With that in mind, Prime Minister Abe’s administration also significantly increased spending on research and development efforts in science and technology, and looked for ways to expand and intensify collaboration with the U.S. in key areas of S&T. He understood that to keep Japan and the U.S. from losing their status as the leading nations in S&T to China, with its bleak record of intellectual-property theft, espionage, cyberattacks, and massive investments in dual-use and military technology development, there has to be greater bilateral collaboration on the strategic technologies that matter.

That collaboration includes ballistic-missile defense, such as airborne boost-phase intercept involving UAVs and advanced interceptors. (I was able to conduct discussions with Japanese officials in this breakthrough area for joint missile defense against North Korea.) And it includes space, where the bold multi-billion-dollar Moon Shot Research and Development Program that Abe launched in 2019 will lead to fruitful formal cooperation and joint projects with our U.S. Space Force and NASA.
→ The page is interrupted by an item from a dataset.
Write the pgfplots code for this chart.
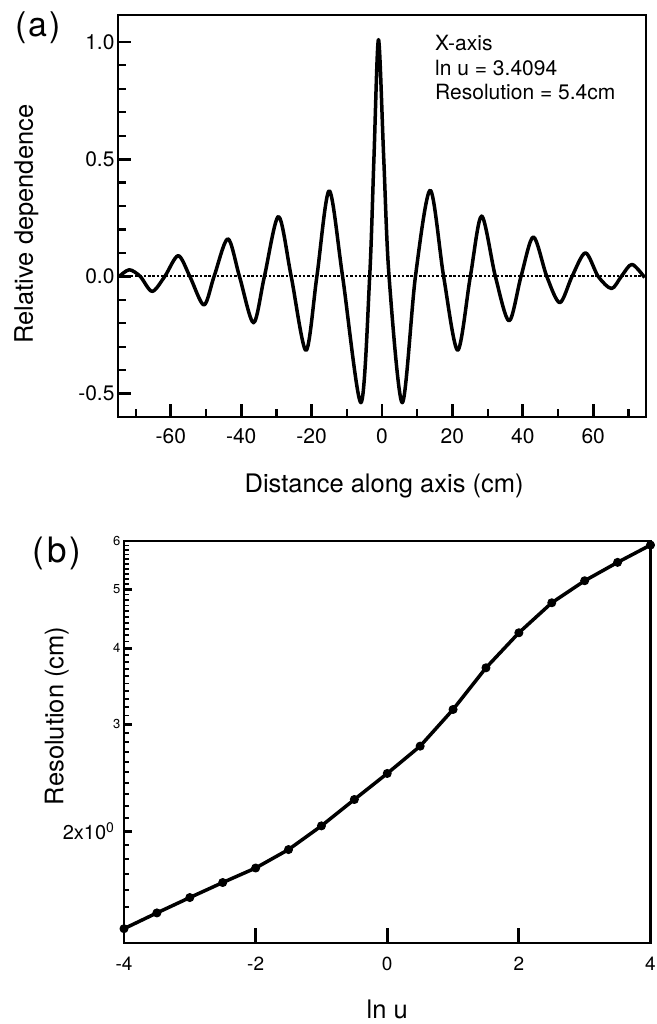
\documentclass[border=0pt]{standalone}
\usepackage{fontspec}
\setmainfont{TeX Gyre Heros}
\usepackage{pgfplots}
\pgfplotsset{compat=1.18}
\begin{document}
\begin{tikzpicture}
\useasboundingbox (0pt,0pt) rectangle (656pt,1024pt);
% ---------------- panel (a)
\begin{axis}[
  at={(118pt,607pt)}, anchor=south west,
  scale only axis, width=528pt, height=402pt,
  xmin=-75, xmax=75, ymin=-0.6, ymax=1.115,
  enlargelimits=false, clip mode=individual,
  axis line style={line width=2.5pt, black},
  xtick pos=bottom, ytick pos=left, tick align=inside,
  major tick length=13pt, minor tick length=8pt,
  every tick/.style={black, line width=2.8pt},
  every minor tick/.style={black, line width=2.2pt},
  xtick={-60,-40,-20,0,20,40,60}, xticklabels={-60,-40,-20,0,20,40,60},
  minor xtick={-70,-50,-30,-10,10,30,50,70},
  ytick={-0.5,0,0.5,1}, yticklabels={-0.5,0.0,0.5,1.0},
  minor ytick={-0.4,-0.3,-0.2,-0.1,0.1,0.2,0.3,0.4,0.6,0.7,0.8,0.9},
  tick label style={font=\fontsize{21}{21}\selectfont},
  xticklabel style={yshift=-8pt},
  label style={font=\fontsize{25.5}{25.5}\selectfont, inner sep=0pt},
  xlabel={Distance along axis (cm)},
  ylabel={Relative dependence},
  xlabel style={at={(axis description cs:0.504,-0.1866)}, anchor=base},
  ylabel style={at={(axis description cs:-0.161,0.48)}, anchor=base},
]
\addplot[black, line width=2pt, dash pattern=on 2.5pt off 1.8pt] coordinates {(-75,0) (75,0)};
\addplot[black, line width=3.5pt, smooth, line join=round] coordinates {
(-74.6,0.0) (-71.8,0.028) (-68.7,0) (-65.3,-0.064) (-61.7,0) (-57.9,0.088)
(-54.6,0) (-50.6,-0.122) (-47.7,0) (-43.8,0.16) (-40.5,0) (-36.5,-0.198)
(-33.4,0) (-29.4,0.255) (-25.8,0) (-21.6,-0.316) (-18.5,0) (-15.0,0.365)
(-11.2,0) (-6.0,-0.539) (-3.5,0) (-2.3,0.5) (-1.0,1.01) (0.5,0.5) (2.0,0)
(5.75,-0.539) (9.5,0) (13.7,0.367) (17.5,0) (21.5,-0.315) (25.1,0)
(28.3,0.257) (32.2,0) (36.1,-0.19) (39.5,0) (43.0,0.168) (46.8,0)
(50.5,-0.112) (54.0,0) (57.8,0.1) (61.4,0) (65.2,-0.052) (68.0,0)
(71.0,0.051) (74.6,-0.005)
};
\end{axis}
\node[anchor=base west, inner sep=0pt, font=\fontsize{21}{21}\selectfont] at (435pt,973pt) {X-axis};
\node[anchor=base west, inner sep=0pt, font=\fontsize{21}{21}\selectfont] at (435pt,948pt) {ln u = 3.4094};
\node[anchor=base west, inner sep=0pt, font=\fontsize{21}{21}\selectfont] at (435pt,924pt) {Resolution = 5.4cm};
\node[inner sep=0pt, font=\fontsize{34}{34}\selectfont] at (38pt,996pt) {(\kern2pt a\kern2pt)};
\node[inner sep=0pt, font=\fontsize{35}{35}\selectfont] at (57pt,471pt) {(\kern3pt b\kern3pt)};
% ---------------- panel (b)
\begin{axis}[
  at={(124pt,81pt)}, anchor=south west,
  scale only axis, width=526.5pt, height=402pt,
  xmin=-4, xmax=4, ymin=1.31, ymax=6, ymode=log,
  enlargelimits=false, clip mode=individual,
  axis line style={line width=2.5pt, black},
  xtick pos=bottom, ytick pos=left, tick align=inside,
  major tick length=8pt, minor tick length=5pt,
  every tick/.style={black, line width=2.8pt},
  every minor tick/.style={black, line width=1.8pt},
  xtick={-4,-2,0,2,4}, xticklabels={-4,-2,0,2,4},
  xticklabel style={font=\fontsize{19}{19}\selectfont, yshift=-10.5pt},
  extra x ticks={-2,0,2}, extra x tick labels={},
  extra x tick style={major tick length=15pt},
  ytick={2,3,4,5,6},
  yticklabels={{\fontsize{20}{20}\selectfont 2x10\textsuperscript{0}\kern6pt},{\fontsize{13}{13}\selectfont 3},{\fontsize{13}{13}\selectfont 4},{\fontsize{13}{13}\selectfont 5},{\fontsize{13}{13}\selectfont 6}},
  minor ytick={1.4,1.5,1.6,1.7,1.8,1.9,2.1,2.2,2.3,2.4,2.5,2.6,2.7,2.8,2.9,3.1,3.2,3.3,3.4,3.5,3.6,3.7,3.8,3.9,4.1,4.2,4.3,4.4,4.5,4.6,4.7,4.8,4.9,5.1,5.2,5.3,5.4,5.5,5.6,5.7,5.8,5.9},
  label style={font=\fontsize{25.5}{25.5}\selectfont, inner sep=0pt},
  xlabel={ln u},
  ylabel={Resolution (cm)},
  xlabel style={at={(axis description cs:0.5,-0.189)}, anchor=base},
  ylabel style={at={(axis description cs:-0.115,0.565)}, anchor=base},
]
\addplot[black, line width=3.5pt, line join=round, mark=*, mark size=4pt, mark options={solid, line width=1pt, fill=black}] coordinates {
(-4,1.383) (-3.5,1.468) (-3,1.556) (-2.5,1.647) (-2,1.740) (-1.5,1.866)
(-1,2.041) (-0.5,2.255) (0,2.489) (0.5,2.760) (1,3.171) (1.5,3.713)
(2,4.239) (2.5,4.749) (3,5.162) (3.5,5.534) (4,5.909)
};
\end{axis}
\end{tikzpicture}
\end{document}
Other areas for collaboration include quantum and AI, and hypersonics and autonomous systems, where cooperation with Japan as well as South Korea can serve to knit together a network of high-altitude, long-endurance surveillance drones to keep track of China’s every move but also to share intelligence — the first step toward Abe’s long-term goal, of Japan’s becoming the sixth member of the “Five Eyes” intelligence club.

The controversy that Abe’s funeral stirred among the current prime minister’s political opponents and Japanese media reminds us that there are plenty of Japanese politicians, on both the left and the far right, who see America as a superpower on the wane and see Japan’s future aligned with China.

We can’t let that happen. Allowing the special relationship with Japan, and Abe’s legacy, to slip away not only imperils the future of Japan, but the entire Indo-Pacific region — indeed, the entire 21st century.